The children giggled to hear their elders shouting and laughing. They had been allowed to partake of the fun, stipulating their good behavior of course, and were enjoying the sweets and cakes that had accompanied the champagne. Julia had seated herself beside Miss Darcy, obviously in awe of her elegance and beauty and Constance occupied her aunt Elizabeth’s lap on the other side of her.
“Auntie Lizzy,” she now said in all seriousness, “you should get a dress like Miss Darcy’s. It is much prettier than yours. Then you could look like a beautiful lady too.”
Everyone laughed, while Elizabeth pressed her lips together and blushed, but Darcy could not resist the opening so innocently presented to him. “I think your auntie Lizzy,” his tongue glided deliciously over her name, “is a very handsome lady, Constance. She does not need a fancy gown to make her beautiful.”
Elizabeth smiled, lowered her lashes in quiet appreciation of the compliment, and then announced that she would put up the coffee.
“May I help you, Miss Bennet,” asked Georgiana Darcy, who had, of course, never made coffee in her life, but who wanted so much to get to know the lady who had obviously taken possession of her brother’s heart. The table was suddenly silent, with the family wondering whether it was proper to have a guest of Miss Darcy’s gentility help in the kitchen?
“I would appreciate it, Miss Darcy,” said Elizabeth, holding out her hand to lead the way. Darcy sighed contentedly. Elizabeth never disappointed him.
She demonstrated the workings of the coffee grinder and then instructed Miss Darcy in measuring the required amount into the pot. They chatted about their families and their love of music as the coffee boiled and Elizabeth poured the cream into the pitcher and the sugar cubes into the bowl.

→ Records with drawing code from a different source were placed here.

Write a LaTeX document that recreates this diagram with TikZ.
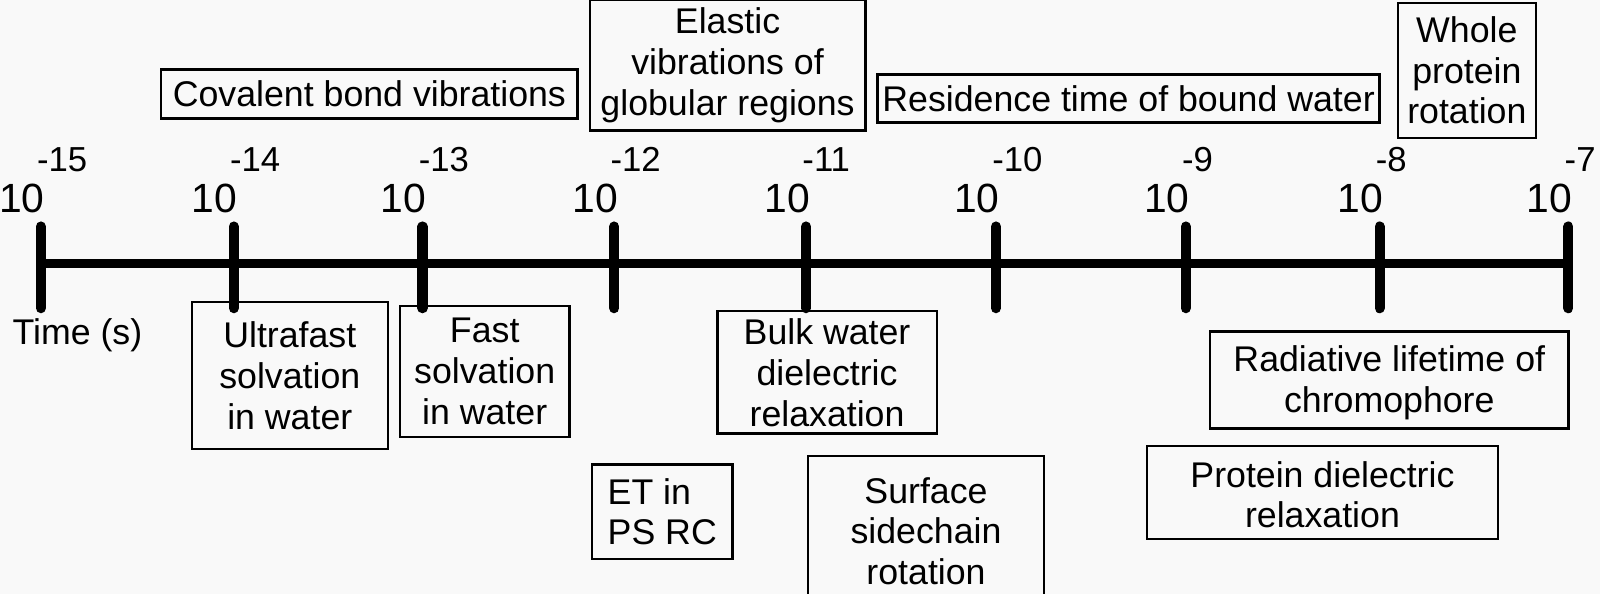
\documentclass[tikz,border=0pt]{standalone}
\usepackage{fontspec}
\setmainfont{Liberation Sans}
\definecolor{bgc}{RGB}{249,249,249}
\begin{document}
\begin{tikzpicture}[x=0.5pt,y=-0.5pt,
  lbl/.style={font=\fontsize{17.5pt}{20pt}\selectfont, align=center, inner sep=0pt},
  evbox/.style={draw, line width=1.2pt, inner sep=0pt, font=\fontsize{17.5pt}{20pt}\selectfont, align=center},
  ten/.style={font=\fontsize{20pt}{24pt}\selectfont, inner sep=0pt, anchor=base east},
  expo/.style={font=\fontsize{17pt}{20pt}\selectfont, inner sep=0pt, anchor=base west},
  tickline/.style={line width=5pt, line cap=round},
  axisline/.style={line width=4.5pt}]
\useasboundingbox (0,0) rectangle (1568,582);
\fill[bgc] (0,0) rectangle (1568,582);

% axis
\coordinate (a0) at (40,258);
\coordinate (a8) at (1537,258);
\draw[axisline] (a0) -- (a8);

% ticks and labels
\foreach \x/\e [count=\i] in {40/-15,229/-14,414/-13,602/-12,790/-11,976/-10,1162/-9,1352/-8,1537/-7}{
  \coordinate (t\i a) at (\x,222);
  \coordinate (t\i b) at (\x,302);
  \draw[tickline] (t\i a) -- (t\i b);
  \node[ten] (ten\i) at (\x+4,208) {10};
  \node[expo] (ex\i) at (\x-4,168) {\e};
}

\node[lbl, anchor=base west] (time) at (12,338) {Time (s)};

% top boxes
\node[evbox, minimum width=204pt, minimum height=24pt] (cov) at (362,92) {Covalent bond vibrations};
\node[evbox, minimum width=135pt, minimum height=64pt] (ela) at (713,64) {Elastic\\vibrations of\\globular regions};
\node[evbox, minimum width=246pt, minimum height=23.5pt] (res) at (1106,96.5) {Residence time of bound water};
\node[evbox, minimum width=67.5pt, minimum height=66pt] (who) at (1437.5,69) {Whole\\protein\\rotation};

% bottom boxes
\node[evbox, minimum width=96pt, minimum height=72pt] (ult) at (284,368) {Ultrafast\\solvation\\in water};
\node[evbox, minimum width=83pt, minimum height=64pt] (fas) at (475,364) {Fast\\solvation\\in water};
\node[evbox, minimum width=107.5pt, minimum height=60pt] (blk) at (810.5,365) {Bulk water\\dielectric\\relaxation};
\node[evbox, minimum width=69pt, minimum height=46.5pt, align=left] (et) at (649,501.5) {ET in\\PS RC};
\node[evbox, minimum width=115.5pt, minimum height=73.5pt] (sur) at (907.5,520.5) {Surface\\sidechain\\rotation};
\node[evbox, minimum width=175.5pt, minimum height=47.5pt] (rad) at (1361.5,372.5) {\\[-5pt]Radiative lifetime of\\chromophore};
\node[evbox, minimum width=172pt, minimum height=45.5pt] (pro) at (1296,482.5) {\\[-5pt]Protein dielectric\\relaxation};
\end{tikzpicture}
\end{document}
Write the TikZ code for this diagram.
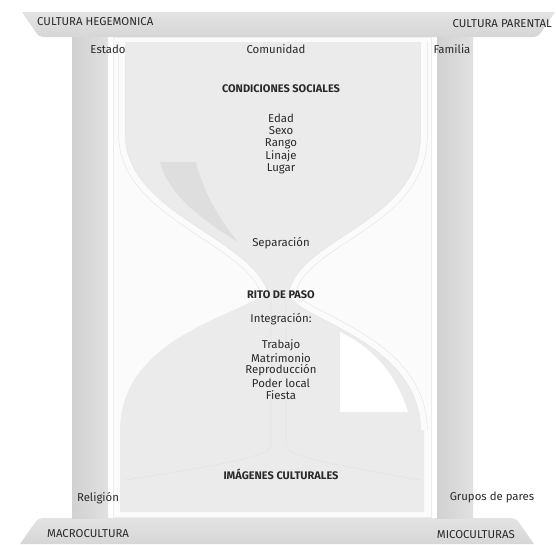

“Do you think you can manage that tray, Miss Darcy?” asked Elizabeth pointing to the one already laden with cups and saucers.
“I think so, Miss Bennet,” laughed Georgiana, “although, as you may have guessed, I have never done this before. I think my brother will be shocked to see me coming out with it.”
“Oh, I assure you, he will not; for I have a task for him as well. I need his height to reach something down. Would you ask him to come and help me?”
Elizabeth waited nervously for Darcy to enter the kitchen and hoped she would have enough time to say what needed to be said.
“How can I be of service, Miss Bennet,” said Darcy beaming and hoping for a few quiet moments together.
“Mr. Darcy, I have called you in on a pretext because there is something I think you should know.”
His brow furrowed.
“I assume you have not spoken to Mr. Bingley since you dropped him off here this afternoon?”
“No, Miss Bennet, I have not. Is something wrong?”
“I’m afraid he is quite upset. He discovered during his visit with us that my sister was in town this winter and that his own family had hidden the news from him.” She lowered her gaze and fingered the rim of the sugar bowl. “I remembered your writing that you were not proud of your part in that deception and I wanted to warn you that it may all come out into the open now.”
Darcy winced. He was about to respond, when Elizabeth put her finger to her lips to silence him and drew him into the farthest corner of the kitchen.
“I must also beg you not to reveal my knowledge of it to anyone,” she said in a whisper. “I have never told Jane of your interference, Mr. Darcy; I could see no reason to hurt her further. And if she finds out that I have known all these months and have not confided in her, I… I am truly afraid for her, Mr. Darcy. She is rather fragile at the moment. She doesn’t know whom to trust and she needs me. If she loses her faith in me as well…” She looked up at him beseechingly. “Please, Mr. Darcy. Promise me that no matter what happens, you will not tell Mr. Bingley that I knew of it.”
“Think no more of it, Miss Bennet; you have my word.” He had always known that his role in this despicable affair would one day come crashing down him, but why, dear G-d, did it have to be now?